Abaküs Yazılım
2. Hukuk Dairesi
Esas No: 2015/18299
Karar No: 2016/10604

Yargıtay 2. Hukuk Dairesi 2015/18299 Esas 2016/10604 Karar Sayılı İlamı

2. Hukuk Dairesi         2015/18299 E.  ,  2016/10604 K.

    "İçtihat Metni"


    MAHKEMESİ :Aile Mahkemesi

    DAVA TÜRÜ : Karşılıklı Boşanma

    Taraflar arasındaki davanın yapılan muhakemesi sonunda mahalli mahkemece verilen, yukarıda tarihi ve numarası gösterilen hüküm davacı-davalı erkek tarafından asıl davanın reddi, karşı davanın kabulü, vekalet ücreti ve yargılama gideri yönünden, davalı-davacı kadın tarafından ise yoksulluk nafakasının reddi, tazminatların miktarı, tedbir nafakasının miktarı, vekalet ücreti ve yargılama gideri yönünden temyiz edilmekle, evrak okunup gereği görüşülüp düşünüldü:
    1-Dosyadaki yazılara, kararın dayandığı delillerle kanuni gerektirici sebeplere göre davacı-davalı erkeğin tüm, davalı-davacı kadının ise aşağıdaki bentlerin kapsamı dışında kalan temyiz itirazları yersizdir.
    2-Tarafların tespit edilen ekonomik ve sosyal durumları, boşanmaya yol açan olaylardaki kusur dereceleri, paranın alım gücü, kişilik haklarına yapılan saldırı ile ihlâl edilen mevcut ve beklenen menfaat dikkate alındığında davalı-davacı kadın yararına takdir edilen maddi ve manevi tazminat azdır.

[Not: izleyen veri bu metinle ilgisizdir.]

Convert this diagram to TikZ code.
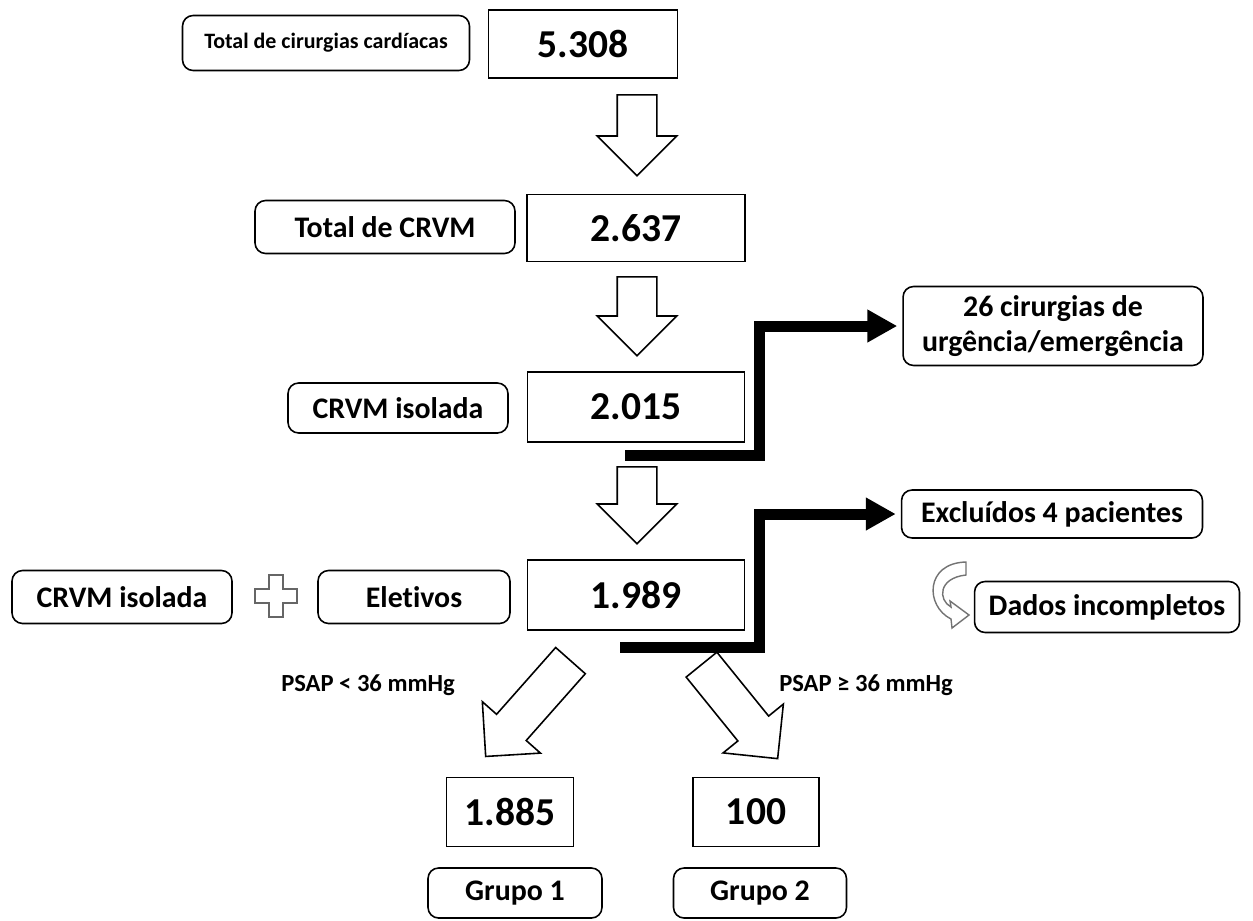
\documentclass[tikz,border=0pt]{standalone}
\usepackage{fontspec}
\setmainfont{Carlito}[Ligatures=NoCommon]
\usetikzlibrary{arrows.meta,shapes.arrows}

\begin{document}
\begin{tikzpicture}[x=0.02cm,y=-0.02cm,
    lbl/.style={draw,rounded corners=6pt,line width=0.9pt,inner sep=0pt,
      align=center,font=\fontsize{17}{19.5}\selectfont\bfseries},
    num/.style={draw,line width=0.9pt,inner sep=0pt,
      font=\fontsize{22.5}{26}\selectfont\bfseries},
    blk/.style={single arrow,draw,line width=0.9pt,fill=white,anchor=tail,
      inner xsep=0pt,inner ysep=0.38cm,single arrow head extend=0.4cm},
    elbow/.style={line width=0.22cm,-{Triangle[length=0.6cm,width=0.62cm]},
      shorten >=0.1cm},
    turn/.style={draw=black!55,fill=white,line width=0.8pt},
    psap/.style={font=\fontsize{14}{16}\selectfont\bfseries}
  ]
    \useasboundingbox (0,0) rectangle (1253,920);

    \node[lbl,minimum width=5.74cm,minimum height=1.1cm,
      font=\fontsize{12.5}{15}\selectfont\bfseries] (lt) at (326,43)
      {Total de cirurgias cardíacas};
    \node[num,minimum width=3.78cm,minimum height=1.36cm] (n1) at (583,44) {5.308};

    \node[lbl,minimum width=5.2cm,minimum height=1.06cm] (lc) at (385,227) {Total de CRVM};
    \node[num,minimum width=4.36cm,minimum height=1.34cm] (n2) at (636,228) {2.637};

    \node[lbl,minimum width=4.4cm,minimum height=1.0cm] (ls) at (398,408) {CRVM isolada};
    \node[num,minimum width=4.34cm,minimum height=1.4cm] (n3) at (636,407) {2.015};

    \node[lbl,minimum width=6.0cm,minimum height=1.58cm] (lu) at (1053,326)
      {26 cirurgias de\\urgência/emergência};
    \node[lbl,minimum width=6.02cm,minimum height=0.96cm] (le) at (1052,514)
      {Excluídos 4 pacientes};
    \node[lbl,minimum width=5.3cm,minimum height=1.02cm] (ld) at (1107,607)
      {Dados incompletos};

    \node[lbl,minimum width=4.4cm,minimum height=1.06cm] (li) at (122,597) {CRVM isolada};
    \node[lbl,minimum width=3.84cm,minimum height=1.06cm] (lv) at (414,597) {Eletivos};
    \node[num,minimum width=4.34cm,minimum height=1.4cm] (n4) at (636,595) {1.989};

    \node[num,minimum width=2.54cm,minimum height=1.38cm] (n5) at (510,812) {1.885};
    \node[num,minimum width=2.52cm,minimum height=1.38cm] (n6) at (756,812) {100};
    \node[lbl,minimum width=3.48cm,minimum height=1.0cm] (lg1) at (515,893) {Grupo 1};
    \node[lbl,minimum width=3.46cm,minimum height=1.0cm] (lg2) at (760,893) {Grupo 2};

    \node[psap] (p1) at (368,685) {PSAP < 36 mmHg};
    \node[psap] (p2) at (866,685) {PSAP ≥ 36 mmHg};

    \node[blk,rotate=-90,minimum height=1.62cm] (a1) at (637,94) {};
    \node[blk,rotate=-90,minimum height=1.58cm] (a2) at (637,276) {};
    \node[blk,rotate=-90,minimum height=1.54cm] (a3) at (637,466) {};
    \node[blk,rotate=228.5,minimum height=2.56cm,single arrow head extend=0.38cm]
      (a4) at (571,660) {};
    \node[blk,rotate=-51,minimum height=2.42cm,single arrow head extend=0.38cm]
      (a5) at (701,664) {};

    \coordinate (s1) at (625,455);
    \coordinate (k1) at (759,455);
    \coordinate (s2) at (620,647);
    \coordinate (k2) at (759,647);
    \draw[elbow] (s1) -- (k1) |- (lu.west);
    \draw[elbow] (s2) -- (k2) |- (le.west);

    \draw[draw=black!60,fill=white,line width=0.9pt,shift={(276,596)}]
      (-7,-21) -- (7,-21) -- (7,-7) -- (21,-7) -- (21,7) -- (7,7) -- (7,21)
      -- (-7,21) -- (-7,7) -- (-21,7) -- (-21,-7) -- (-7,-7) -- cycle;

    \draw[turn] (966,562) .. controls (925,563) and (925,606) .. (951,619)
      -- (952,628) -- (969,615) -- (950,601) -- (951,607)
      .. controls (938,600) and (938,578) .. (966,575) -- cycle;
  \end{tikzpicture}
\end{document}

Türk Medeni Kanununun 4. maddesindeki hakkaniyet ilkesi ile Türk Borçlar Kanununun 50 ve 52. maddesi hükmü dikkate alınarak daha uygun miktarda maddi (TMK m. 174/1) ve manevi (TMK m. 174/2) tazminat takdiri gerekir. Bu yönler gözetilmeden hüküm tesisi doğru bulunmamıştır.
    3-Davacı-davalı erkeğin davası reddedildiği halde kendisini davada vekille temsil ettiren davalı-davacı kadın yararına karar tarihinde yürürlükte bulunan Avukatlık Asgari Ücret Tarifesi gereğince maktu vekalet ücreti takdir edilmesi gerekirken, erkek yararına hükmedilmesi doğru olmamıştır.
    4-Davalı-davacı kadının birleşen davası kabul edildiği halde kendisini davada vekille temsil ettiren davalı-davacı kadın yararına karar tarihinde yürürlükte bulunan Avukatlık Asgari Ücret Tarifesi gereğince maktu vekalet ücreti takdir edilmesi yerine davacı-davalı erkek yararına takdir edilmesi ve yargılama giderleri ile harçların kadından alınarak erkeğe verilmesine hükmedilmesi doğru olmayıp, bozmayı gerektirmiştir.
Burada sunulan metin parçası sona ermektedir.